Indeed, says the group’s website, Shurat HaDin is using court systems around the world to go on the legal offensive against Israel’s enemies. The organization works with Western intelligence agencies, law enforcement, and a network of volunteer lawyers across the globe to file legal actions on behalf of terror victims.
According to Ariella Noveck, the chair of the federation’s community relations committee, who is organizing the coming FEDTalk, Ms. Darshan-Leitner “has been leading the legal fight against terror financing, the anti-Israel boycott campaigns (BDS), and combating the multitude of lawfare tactics utilized against the Jewish State by its enemies.”
In a telephone interview, Ms. Darshan-Leitner said she created Shurat HaDin in 2002. “After two years, we started winning cases,” she said. Her firm assisted in blocking the Gaza flotilla and terminated efforts to indict IDF soldiers for war crimes. Not surprisingly, its founder has been named by Israeli Forbes magazine as one of the 50 most influential Israeli women.

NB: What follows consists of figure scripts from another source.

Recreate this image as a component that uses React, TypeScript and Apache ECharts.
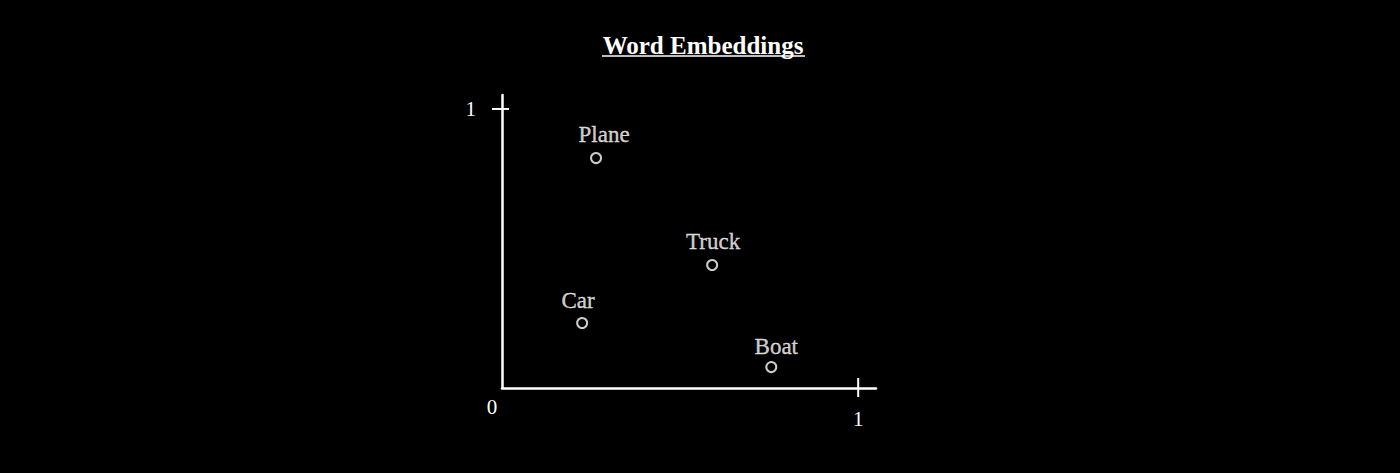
import React, { useEffect, useRef } from "react";
import * as echarts from "echarts";

const words = ["Plane", "Truck", "Car", "Boat"];
const xValues = [0.264, 0.59, 0.225, 0.756];
const yValues = [0.824, 0.441, 0.233, 0.075];
const tickValues = [1];
const titleText = "Word Embeddings";

const FONT = "'Liberation Serif', 'Times New Roman', serif";
const TEXT_COLOR = "#ffffff";
const labelOffsets = [
  [8, 0],
  [1, 0],
  [-4, 1],
  [5, 3],
];

export default function App() {
  const ref = useRef<HTMLDivElement>(null);
  useEffect(() => {
    document.body.style.margin = "0";
    document.body.style.background = "#000";
    const chart = echarts.init(ref.current!, undefined, { renderer: "svg" });
    const points = words.map((w, i) => ({
      name: w,
      value: [xValues[i], yValues[i]],
      label: { offset: labelOffsets[i] },
    }));
    const ticks: any[] = [];
    tickValues.forEach((v) => {
      ticks.push(["x", v]);
      ticks.push(["y", v]);
    });
    chart.setOption({
      animation: false,
      backgroundColor: "#000",
      title: {
        text: titleText,
        left: 698,
        textAlign: "center",
        top: 28,
        textStyle: { color: TEXT_COLOR, fontFamily: FONT, fontSize: 25, fontWeight: "bold" },
      },
      graphic: [
        {
          type: "line",
          shape: { x1: 602, y1: 56, x2: 805, y2: 56 },
          style: { stroke: TEXT_COLOR, lineWidth: 1.5 },
        },
        {
          type: "text",
          x: 492,
          y: 407,
          style: {
            text: "0",
            fill: TEXT_COLOR,
            font: `21px ${FONT}`,
            align: "center",
            verticalAlign: "middle",
          },
        },
      ],
      grid: { left: 502, right: 524, top: 95, bottom: 85, containLabel: false },
      xAxis: {
        type: "value",
        min: 0,
        max: 1.05,
        axisLine: { show: true, onZero: false, lineStyle: { color: "#fff", width: 2.5 } },
        axisTick: { show: false },
        splitLine: { show: false },
        axisLabel: {
          customValues: tickValues,
          color: TEXT_COLOR,
          fontFamily: FONT,
          fontSize: 21,
          margin: 20,
        },
      },
      yAxis: {
        type: "value",
        min: 0,
        max: 1.05,
        axisLine: { show: true, onZero: false, lineStyle: { color: "#fff", width: 2.5 } },
        axisTick: { show: false },
        splitLine: { show: false },
        axisLabel: {
          customValues: tickValues,
          color: TEXT_COLOR,
          fontFamily: FONT,
          fontSize: 21,
          margin: 26,
        },
      },
      series: [
        {
          type: "scatter",
          data: points,
          symbol: "circle",
          symbolSize: 10,
          itemStyle: { color: "#000", borderColor: "#fff", borderWidth: 2 },
          label: {
            show: true,
            position: "top",
            distance: 6,
            formatter: "{b}",
            color: TEXT_COLOR,
            fontFamily: FONT,
            fontSize: 23,
            textBorderColor: "#ffffff",
            textBorderWidth: 0.3,
          },
          emphasis: { disabled: true },
          z: 3,
        },
        {
          type: "custom",
          clip: false,
          silent: true,
          data: ticks,
          encode: { x: -1, y: -1 },
          renderItem: (params: any, api: any) => {
            const dim = api.value(0);
            const v = api.value(1);
            let x1, y1, x2, y2;
            if (dim === "x" || dim === 0) {
              const p = api.coord([v, 0]);
              x1 = p[0]; x2 = p[0]; y1 = p[1] - 10; y2 = p[1] + 9;
            } else {
              const p = api.coord([0, v]);
              x1 = p[0] - 10; x2 = p[0] + 7; y1 = p[1]; y2 = p[1];
            }
            return {
              type: "line",
              shape: { x1, y1, x2, y2 },
              style: { stroke: "#fff", lineWidth: 2 },
            };
          },
        },
      ],
    });
    return () => chart.dispose();
  }, []);
  return <div ref={ref} style={{ position: "fixed", left: 0, top: 0, width: 1400, height: 473 }} />;
}
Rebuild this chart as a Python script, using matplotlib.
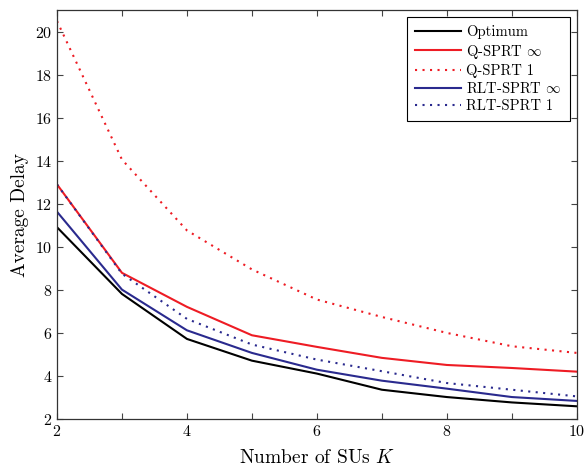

At the upcoming FEDTalk, Ms. Darshan-Leitner — the mother of six children, including two pairs of twins — will speak about her book “Harpoon: Inside the Covert War Against Terrorism’s Money Masters,” co-written with Samuel M. Katz.
The book details the efforts of a Mossad task force to follow the money, stopping the flow of cash that nourishes terror networks. Ms. Darshan-Leitner said she was recruited by Mossad to participate in “lawfare,” in which private law firms sue banks, individuals, and organizations on behalf of victims of terror. So far, her firm — she has six attorneys — has won more than $2 billion in judgments on behalf of these victims. Collecting the money is another matter, she said, although she has been able to distribute some $300 million to terror victims.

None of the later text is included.